Will Brooks’ 50 Year Diary - watching Doctor Who one episode a day from the very start...

Day 795: The Beast Below

Dear diary,

Every so often in this marathon I find myself approaching a story that I just know I’m not going to like. Usually it’s because I’ve seen it before and it’s left a less than favourable taste in my mouth. When these episodes come along (thankfully, it’s a rare occurrence), I find that one of two things happens. Either the episode ends up being even worse than I remembered (as was the case last week with Planet of the Dead, which went from being one I didn’t remember fondly to being one that I really didn’t enjoy), or it swings the other way and ends up being rated probably a little above what it deserves because I’m so taken aback by the fact that I’ve enjoyed it. I’m pleased to say that today’s episode has fallen into the latter of those two categories.

I wasn’t at all expecting to like this one. First time around it felt like crashing back down to Earth after the highs of the previous week’s massively confident start to the new regime.

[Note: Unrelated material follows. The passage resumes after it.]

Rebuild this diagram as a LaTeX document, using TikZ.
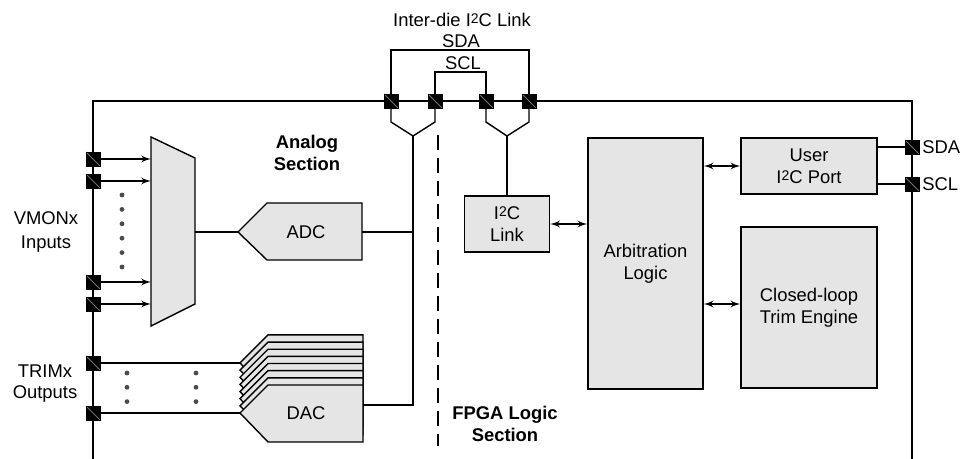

Since then it’s simply occupied a place in my mind filed away with other stories that I never really intended to watch again in a hurry. But actually, there’s quite a decent little story tucked away in here! Oh, sure, it’s not ever going to win prizes as being the greatest episode of Doctor Who ever made, but it’s a perfectly serviceable one to pass 45 minutes, and if we take Series Five as being intended as a new start for an audience unfamiliar with Doctor Who (which is certainly what the production team seem to have been thinking in places), then it provides a crucial tent-pole in that regard.

We’re introduced to the idea that the Doctor is a Time Lord and the last of his kind. There’s none of the mystery built up around it that we had in The End of the World, because it’s not needed - from the point of view of an established audience, we already know what happened (roughly). From a new perspective the description of the Time War as ‘a bad day’ simply fills in enough to keep the conversation moving. The story gets a little less subtle towards the end when trying to about the point about the Doctor and the Star Whale being very similar (they make the point twice in the Tower of London, and then just in case you don’t get it, Amy comes to find the Doctor again and spell it out as plainly as she can), but on the whole it works.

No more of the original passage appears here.